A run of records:
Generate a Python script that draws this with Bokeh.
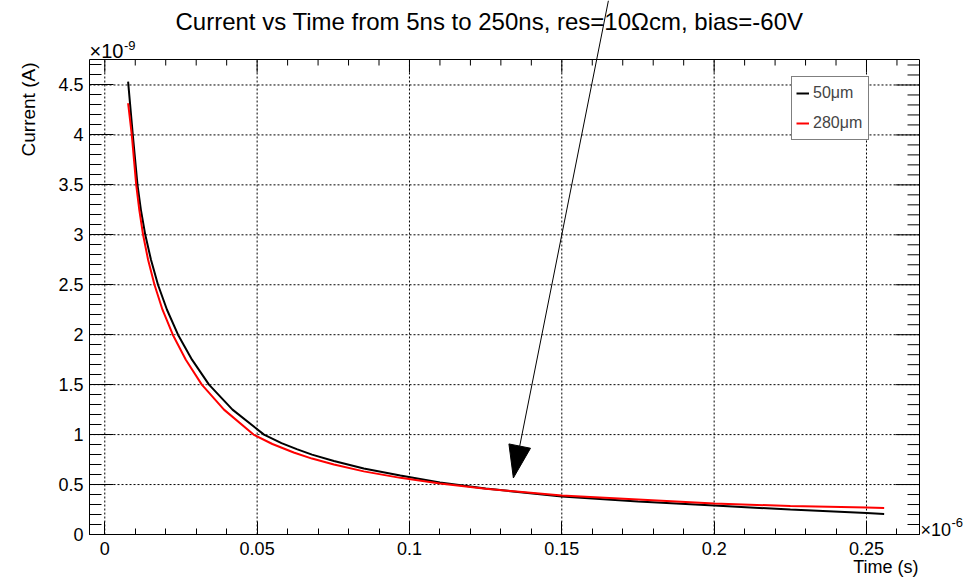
import math
from bokeh.plotting import figure
from bokeh.models import Range1d, FixedTicker, Label, Arrow, Legend, LegendItem
from bokeh.embed import file_html
from bokeh.resources import INLINE

# ---------------- data ----------------
title_text = "Current vs Time from 5ns to 250ns, res=10\u03a9cm, bias=-60V"
x_title = "Time (s)"
y_title = "Current (A)"
x_exponent = "-6"
y_exponent = "-9"
series_names = ["50\u03bcm", "280\u03bcm"]
series_colors = ["#000000", "#ff0000"]

# time in units of 1e-6 s, current in units of 1e-9 A
t_50 = [0.00765, 0.00919, 0.01073, 0.01185, 0.01329, 0.01516, 0.01746,
        0.02041, 0.02403, 0.02862, 0.0342, 0.04191, 0.05225, 0.058, 0.063,
        0.068, 0.0752, 0.085, 0.097, 0.11, 0.125, 0.15, 0.175, 0.2, 0.225,
        0.25, 0.2558]
i_50 = [4.533, 4.0, 3.5, 3.25, 3.0, 2.75, 2.5,
        2.25, 2.0, 1.75, 1.5, 1.25, 1.0, 0.915, 0.855,
        0.80, 0.735, 0.66, 0.59, 0.52, 0.46, 0.38, 0.33, 0.29, 0.25,
        0.214, 0.205]

t_280 = [0.00765, 0.00886, 0.01031, 0.01132, 0.01257, 0.01421, 0.01631,
         0.01894, 0.02232, 0.02659, 0.03184, 0.03912, 0.04881, 0.055, 0.062,
         0.068, 0.0752, 0.085, 0.097, 0.11, 0.125, 0.15, 0.175, 0.2, 0.225,
         0.25, 0.2558]
i_280 = [4.317, 4.0, 3.5, 3.25, 3.0, 2.75, 2.5,
         2.25, 2.0, 1.75, 1.5, 1.25, 1.0, 0.906, 0.821,
         0.76, 0.70, 0.632, 0.567, 0.51, 0.458, 0.39, 0.35, 0.31, 0.285,
         0.27, 0.265]

x_major = [0, 0.05, 0.1, 0.15, 0.2, 0.25]
x_major_labels = ["0", "0.05", "0.1", "0.15", "0.2", "0.25"]
x_minor = [round(0.01 * k, 2) for k in range(0, 27)]
y_major = [0, 0.5, 1, 1.5, 2, 2.5, 3, 3.5, 4, 4.5]
y_major_labels = ["0", "0.5", "1", "1.5", "2", "2.5", "3", "3.5", "4", "4.5"]
y_minor = [round(0.1 * k, 1) for k in range(0, 48)]

arrow_start = (0.1653, 5.345)
arrow_tip = (0.1341, 0.566)

# ---------------- layout ----------------
W, H = 978, 578
FL, FR, FT, FB = 89, 919, 59, 534          # ROOT frame, in pixels
X0, X1 = -0.00502, 0.2674                  # frame x range
Y0, Y1 = 0.0, 4.755                        # frame y range
KX = (FR - FL) / (X1 - X0)
KY = (FB - FT) / (Y1 - Y0)


def dx(px):
    return X0 + (px - FL) / KX


def dy(py):
    return Y0 + (FB - py) / KY


FONT = "Liberation Sans"

# the Bokeh frame covers the whole canvas so that texts and the arrow
# may lie outside the ROOT-like frame without being clipped
p = figure(width=W, height=H, x_range=Range1d(dx(0), dx(W)),
           y_range=Range1d(dy(H), dy(0)),
           output_backend="svg", toolbar_location=None,
           min_border_left=0, min_border_right=0,
           min_border_top=0, min_border_bottom=0)
p.title.visible = False
p.background_fill_color = "white"
p.border_fill_color = "white"
p.outline_line_color = None
p.xgrid.visible = False
p.ygrid.visible = False


def style_axis(ax, ticker, loc, bounds, major_len, minor_len, overrides, standoff):
    ax.ticker = ticker
    ax.fixed_location = loc
    ax.bounds = bounds
    ax.major_tick_in = major_len
    ax.major_tick_out = 0
    ax.minor_tick_in = minor_len
    ax.minor_tick_out = 0
    ax.axis_line_color = "black"
    ax.major_tick_line_color = "black"
    ax.minor_tick_line_color = "black"
    ax.axis_line_width = 1
    ax.major_tick_line_width = 1
    ax.minor_tick_line_width = 1
    ax.axis_label = None
    ax.major_label_text_font = FONT
    ax.major_label_text_font_size = "18px"
    ax.major_label_text_color = "black"
    ax.major_label_standoff = standoff
    ax.major_label_overrides = overrides


x_ticker = FixedTicker(ticks=x_major, minor_ticks=x_minor)
y_ticker = FixedTicker(ticks=y_major, minor_ticks=y_minor)
style_axis(p.xaxis[0], x_ticker, Y0, (X0, X1), 13, 6,
           dict(zip(x_major, x_major_labels)), 7)
style_axis(p.yaxis[0], y_ticker, X0, (Y0, Y1), 24, 12,
           dict(zip(y_major, y_major_labels)), 6)

# grid lines (dotted) at the major ticks, inside the frame only
p.segment(x0=x_major, y0=[Y0] * len(x_major), x1=x_major, y1=[Y1] * len(x_major),
          line_color="black", line_width=1, line_dash="2 2")
p.segment(x0=[X0] * len(y_major), y0=y_major, x1=[X1] * len(y_major), y1=y_major,
          line_color="black", line_width=1, line_dash="2 2")

# right and top sides of the frame, with inward ticks
p.segment(x0=[X1, X0], y0=[Y0, Y1], x1=[X1, X1], y1=[Y1, Y1],
          line_color="black", line_width=1)
y_minor_only = [v for v in y_minor if v not in y_major]
x_minor_only = [v for v in x_minor if v not in x_major]
p.segment(x0=[X1] * len(y_major), y0=y_major,
          x1=[X1 - 24 / KX] * len(y_major), y1=y_major, line_color="black")
p.segment(x0=[X1] * len(y_minor_only), y0=y_minor_only,
          x1=[X1 - 12 / KX] * len(y_minor_only), y1=y_minor_only, line_color="black")
p.segment(x0=x_major, y0=[Y1] * len(x_major),
          x1=x_major, y1=[Y1 - 13 / KY] * len(x_major), line_color="black")
p.segment(x0=x_minor_only, y0=[Y1] * len(x_minor_only),
          x1=x_minor_only, y1=[Y1 - 6 / KY] * len(x_minor_only), line_color="black")

# ---------------- curves ----------------
r50 = p.line(t_50, i_50, line_color=series_colors[0], line_width=2)
r280 = p.line(t_280, i_280, line_color=series_colors[1], line_width=2)

legend = Legend(items=[LegendItem(label=series_names[0], renderers=[r50]),
                       LegendItem(label=series_names[1], renderers=[r280])],
                location=(791, H - 140), orientation="vertical",
                padding=4, spacing=6, margin=0, glyph_width=13,
                glyph_height=24, label_height=24, label_width=51,
                label_standoff=4, label_text_font=FONT,
                label_text_font_size="16px", border_line_color="black",
                border_line_width=1, background_fill_color="white",
                background_fill_alpha=1.0)
p.add_layout(legend)

# ---------------- arrow ----------------
sx = (arrow_tip[0] - arrow_start[0]) * KX
sy = (arrow_tip[1] - arrow_start[1]) * KY
ln = math.hypot(sx, sy)
ux, uy = sx / ln, sy / ln
HEAD_L, HEAD_HW = 32.5, 11.0
bx = arrow_tip[0] - HEAD_L * ux / KX
by = arrow_tip[1] - HEAD_L * uy / KY
head_x = [arrow_tip[0], bx + HEAD_HW * (-uy) / KX, bx - HEAD_HW * (-uy) / KX]
head_y = [arrow_tip[1], by + HEAD_HW * ux / KY, by - HEAD_HW * ux / KY]
p.add_layout(Arrow(end=None, x_start=arrow_start[0], y_start=arrow_start[1],
                   x_end=bx, y_end=by, line_color="black", line_width=1))
p.patch(head_x, head_y, fill_color="black", line_color="black", line_width=1)


# ---------------- texts ----------------
# (px, py) is the wanted baseline point; Bokeh draws the alphabetic
# baseline about a third of the font size lower, so compensate.
def add_label(px, py, text, size, align="left", angle=0.0):
    shift = 0.33 * size
    if angle:
        px -= shift
    else:
        py -= shift
    p.add_layout(Label(x=dx(px), y=dy(py), text=text, text_font=FONT,
                       text_font_size=f"{size}px", text_align=align,
                       text_baseline="alphabetic", angle=angle,
                       text_color="black"))


add_label(489, 28.5, title_text, 24, align="center")
add_label(89, 57.3, "\u00d710", 20)
add_label(123.5, 49, y_exponent, 13)
add_label(920, 535, "\u00d710", 18)
add_label(951, 526, x_exponent, 13)
add_label(918, 572.7, x_title, 18, align="right")
add_label(34, 62, y_title, 19, align="right", angle=math.pi / 2)

open("out.html", "w").write(file_html(p, INLINE))
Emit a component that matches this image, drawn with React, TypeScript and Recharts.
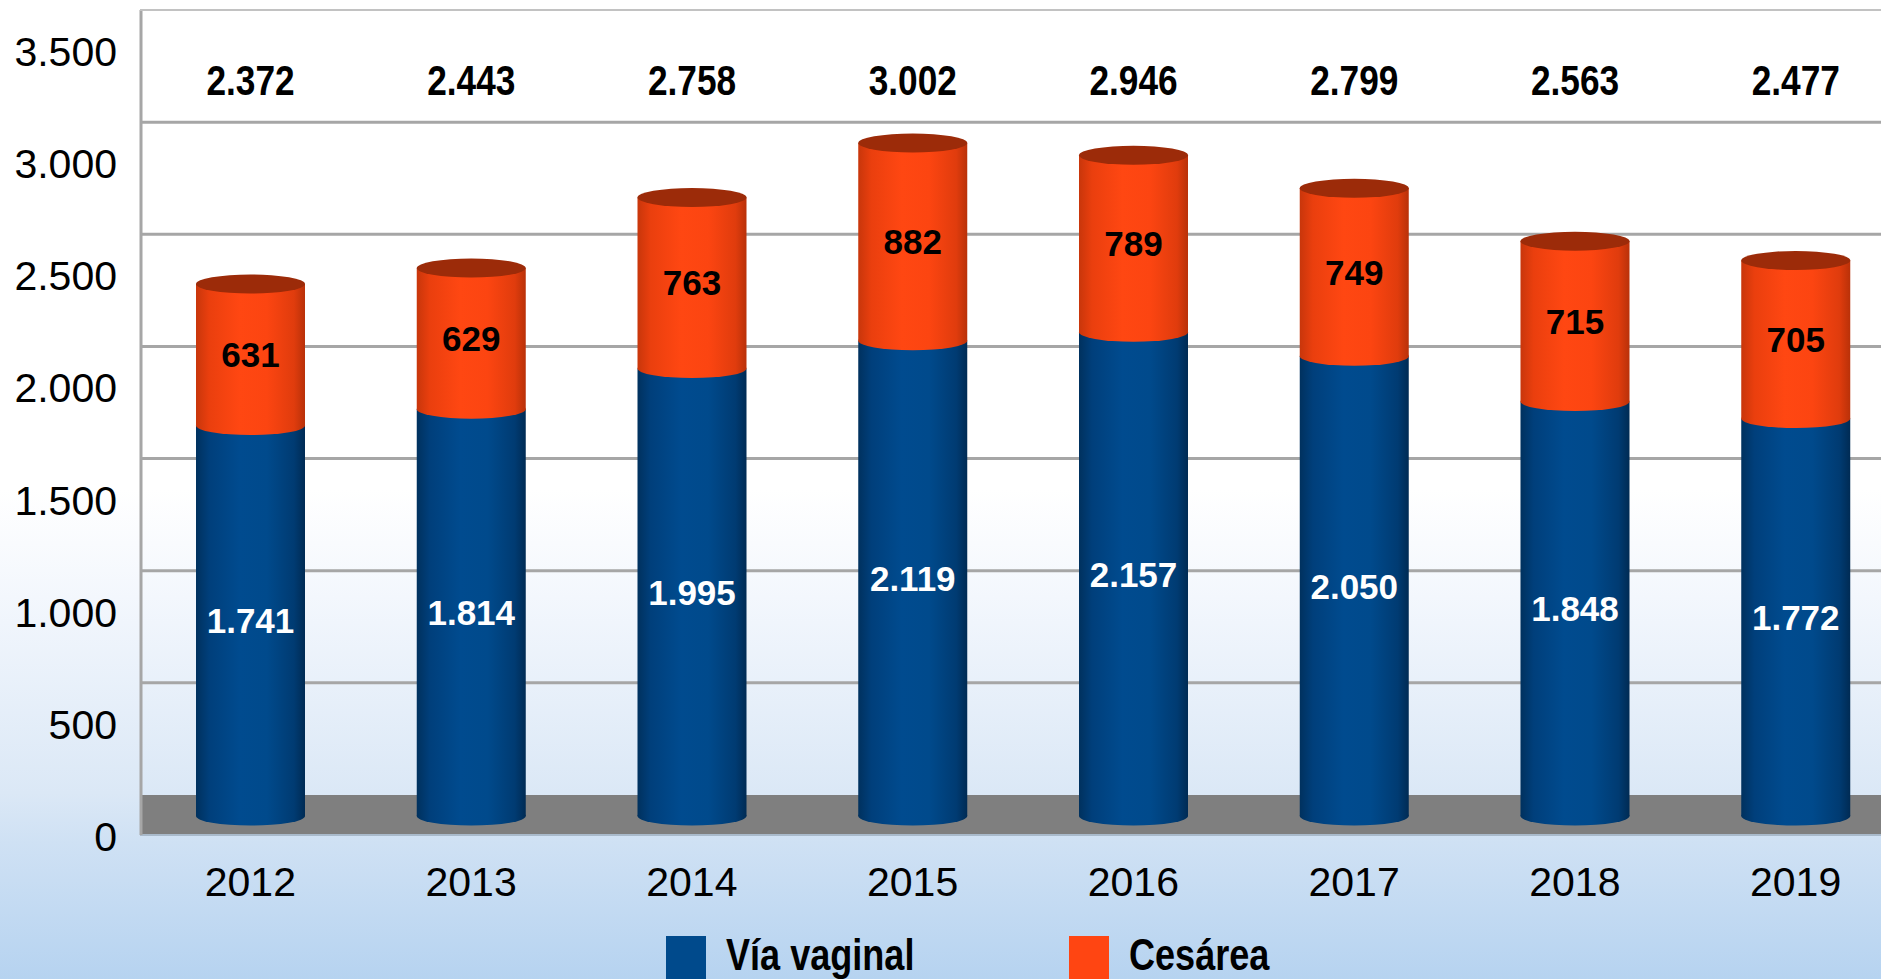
import React from 'react'
import {
  BarChart,
  Bar,
  XAxis,
  YAxis,
  CartesianGrid,
  LabelList,
  Legend,
} from 'recharts'

const years = ['2012', '2013', '2014', '2015', '2016', '2017', '2018', '2019']
const vaginal = [1741, 1814, 1995, 2119, 2157, 2050, 1848, 1772]
const cesarea = [631, 629, 763, 882, 789, 749, 715, 705]
const totals = [2372, 2443, 2758, 3002, 2946, 2799, 2563, 2477]
const yTicks = [0, 500, 1000, 1500, 2000, 2500, 3000, 3500]
const legendOrder = ['vaginal', 'cesarea']

const data = years.map((year, i) => ({
  year,
  vaginal: vaginal[i],
  cesarea: cesarea[i],
  total: totals[i],
}))

const WIDTH = 1906
const HEIGHT = 979
const TOP = 10
const AXIS_W = 140
const X_AXIS_H = 184
const PLOT_BOTTOM = HEIGHT - X_AXIS_H
const DEPTH = 21 // cylinders sit half way between back wall and front edge
const FLOOR = 40
const RY = 9.5

const SANS = "'Liberation Sans', Arial, sans-serif"
const NARROW_X = 0.82 // Arial Narrow look, squeezed Liberation Sans

const fmt = (v: number) => String(v).replace(/\B(?=(\d{3})+(?!\d))/g, '.')

function VaginalCylinder(props: any) {
  const { x, y, width, height } = props
  if (!width || height == null) return null
  const top = y + DEPTH
  const bottom = y + height + DEPTH
  return (
    <g>
      <ellipse cx={x + width / 2} cy={bottom} rx={width / 2} ry={RY} fill="url(#gradBlue)" />
      <rect x={x} y={top} width={width} height={bottom - top} fill="url(#gradBlue)" />
    </g>
  )
}

function CesareaCylinder(props: any) {
  const { x, y, width, height } = props
  if (!width || height == null) return null
  const top = y + DEPTH
  const bottom = y + height + DEPTH
  return (
    <g>
      <ellipse cx={x + width / 2} cy={bottom} rx={width / 2} ry={RY} fill="url(#gradOrange)" />
      <rect x={x} y={top} width={width} height={bottom - top} fill="url(#gradOrange)" />
      <ellipse cx={x + width / 2} cy={top} rx={width / 2} ry={RY} fill="#9c2b09" />
    </g>
  )
}

const insideLabel = (color: string) => (props: any) => {
  const vb = props.viewBox || props
  const x = props.x ?? vb.x
  const y = props.y ?? vb.y
  const width = props.width ?? vb.width
  const height = props.height ?? vb.height
  return (
    <text
      x={x + width / 2}
      y={y + DEPTH + height / 2 + 12.5}
      textAnchor="middle"
      fill={color}
      fontFamily={SANS}
      fontWeight="bold"
      fontSize={35}
    >
      {fmt(Number(props.value))}
    </text>
  )
}

const totalLabel = (props: any) => {
  const vb = props.viewBox || props
  const x = props.x ?? vb.x
  const width = props.width ?? vb.width
  return (
    <text
      transform={`translate(${x + width / 2},${TOP + 85}) scale(${NARROW_X},1)`}
      textAnchor="middle"
      fill="#000"
      fontFamily={SANS}
      fontWeight="bold"
      fontSize={43}
    >
      {fmt(Number(props.value))}
    </text>
  )
}

function renderGridLine(props: any) {
  const { x1, x2, y1 } = props
  if (Math.abs(y1 - PLOT_BOTTOM) < 1) {
    return (
      <g key={props.key ?? 'floor'}>
        <rect x={x1} y={y1} width={x2 - x1} height={FLOOR} fill="#7f7f7f" />
        <line x1={x1} y1={y1 + FLOOR} x2={x2} y2={y1 + FLOOR} stroke="#a9bacb" strokeWidth={2} />
        <line x1={x1 + 1} y1={TOP} x2={x1 + 1} y2={y1 + FLOOR} stroke="#a6a6a6" strokeWidth={3} />
      </g>
    )
  }
  if (Math.abs(y1 - TOP) < 1) {
    return <line key={props.key ?? 'top'} x1={x1} y1={y1} x2={x2} y2={y1} stroke="#c2c2c2" strokeWidth={2} />
  }
  return <line key={props.key ?? y1} x1={x1} y1={y1} x2={x2} y2={y1} stroke="#a6a6a6" strokeWidth={3} />
}

function YTick(props: any) {
  const { x, y, payload } = props
  return (
    <text x={x - 23} y={y + 56} textAnchor="end" fill="#000" fontFamily={SANS} fontSize={41}>
      {fmt(payload.value)}
    </text>
  )
}

function XTick(props: any) {
  const { x, y, payload } = props
  return (
    <text x={x} y={y + 101} textAnchor="middle" fill="#000" fontFamily={SANS} fontSize={41}>
      {payload.value}
    </text>
  )
}

function LegendContent(props: any) {
  const payload = [...(props.payload || [])].sort(
    (a: any, b: any) => legendOrder.indexOf(a.dataKey) - legendOrder.indexOf(b.dataKey)
  )
  return (
    <svg width={WIDTH} height={60} style={{ display: 'block' }}>
      {payload.map((entry: any, i: number) => {
        const x0 = 666 + i * 403
        return (
          <g key={entry.value}>
            <rect x={x0} y={6} width={40} height={50} fill={entry.color} />
            <text
              transform={`translate(${x0 + 60},40) scale(${NARROW_X},1)`}
              fill="#000"
              fontFamily={SANS}
              fontWeight="bold"
              fontSize={44}
            >
              {entry.value}
            </text>
          </g>
        )
      })}
    </svg>
  )
}

export default function App() {
  return (
    <div
      style={{
        position: 'fixed',
        left: 0,
        top: 0,
        width: 1881,
        height: 979,
        overflow: 'hidden',
        background:
          'linear-gradient(to bottom, #ffffff 0%, #ffffff 50%, #f3f7fd 61%, #dbe8f6 81%, #cfe1f4 86%, #b6d3f0 100%)',
      }}
    >
      <BarChart
        width={WIDTH}
        height={HEIGHT}
        data={data}
        margin={{ top: TOP, right: 0, bottom: 0, left: 0 }}
      >
        <defs>
          <linearGradient id="gradBlue" x1="0" y1="0" x2="1" y2="0">
            <stop offset="0%" stopColor="#00315e" />
            <stop offset="12%" stopColor="#003f7b" />
            <stop offset="40%" stopColor="#004b8f" />
            <stop offset="65%" stopColor="#004a8c" />
            <stop offset="90%" stopColor="#003b72" />
            <stop offset="100%" stopColor="#002b54" />
          </linearGradient>
          <linearGradient id="gradOrange" x1="0" y1="0" x2="1" y2="0">
            <stop offset="0%" stopColor="#c8360b" />
            <stop offset="12%" stopColor="#ea3f0e" />
            <stop offset="40%" stopColor="#ff4712" />
            <stop offset="65%" stopColor="#fc4511" />
            <stop offset="90%" stopColor="#e03c0d" />
            <stop offset="100%" stopColor="#b93109" />
          </linearGradient>
        </defs>
        <CartesianGrid vertical={false} horizontal={renderGridLine} />
        <XAxis
          dataKey="year"
          height={X_AXIS_H}
          axisLine={false}
          tickLine={false}
          tickSize={0}
          tickMargin={0}
          tick={XTick}
          interval={0}
        />
        <YAxis
          width={AXIS_W}
          domain={[0, 3500]}
          ticks={yTicks}
          axisLine={false}
          tickLine={false}
          tickSize={0}
          tickMargin={0}
          tick={YTick}
        />
        <Legend
          layout="horizontal"
          verticalAlign="middle"
          align="center"
          content={LegendContent}
          wrapperStyle={{ position: 'absolute', top: 930, left: 0, width: WIDTH, height: 60 }}
        />
        <Bar
          dataKey="vaginal"
          name="Vía vaginal"
          stackId="a"
          fill="#004a8c"
          barSize={109}
          shape={VaginalCylinder}
          isAnimationActive={false}
        >
          <LabelList dataKey="vaginal" content={insideLabel('#ffffff')} />
        </Bar>
        <Bar
          dataKey="cesarea"
          name="Cesárea"
          stackId="a"
          fill="#ff4512"
          barSize={109}
          shape={CesareaCylinder}
          isAnimationActive={false}
        >
          <LabelList dataKey="cesarea" content={insideLabel('#000000')} />
          <LabelList dataKey="total" content={totalLabel} />
        </Bar>
      </BarChart>
    </div>
  )
}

__Task details__: Leave out any pictures and return exactly the lines from the beginning of the data through the line with "0.214, 0.205]", inclusive.

__The solution__:
Generate a Python script that draws this with Bokeh.
import math
from bokeh.plotting import figure
from bokeh.models import Range1d, FixedTicker, Label, Arrow, Legend, LegendItem
from bokeh.embed import file_html
from bokeh.resources import INLINE

# ---------------- data ----------------
title_text = "Current vs Time from 5ns to 250ns, res=10\u03a9cm, bias=-60V"
x_title = "Time (s)"
y_title = "Current (A)"
x_exponent = "-6"
y_exponent = "-9"
series_names = ["50\u03bcm", "280\u03bcm"]
series_colors = ["#000000", "#ff0000"]

# time in units of 1e-6 s, current in units of 1e-9 A
t_50 = [0.00765, 0.00919, 0.01073, 0.01185, 0.01329, 0.01516, 0.01746,
        0.02041, 0.02403, 0.02862, 0.0342, 0.04191, 0.05225, 0.058, 0.063,
        0.068, 0.0752, 0.085, 0.097, 0.11, 0.125, 0.15, 0.175, 0.2, 0.225,
        0.25, 0.2558]
i_50 = [4.533, 4.0, 3.5, 3.25, 3.0, 2.75, 2.5,
        2.25, 2.0, 1.75, 1.5, 1.25, 1.0, 0.915, 0.855,
        0.80, 0.735, 0.66, 0.59, 0.52, 0.46, 0.38, 0.33, 0.29, 0.25,
        0.214, 0.205]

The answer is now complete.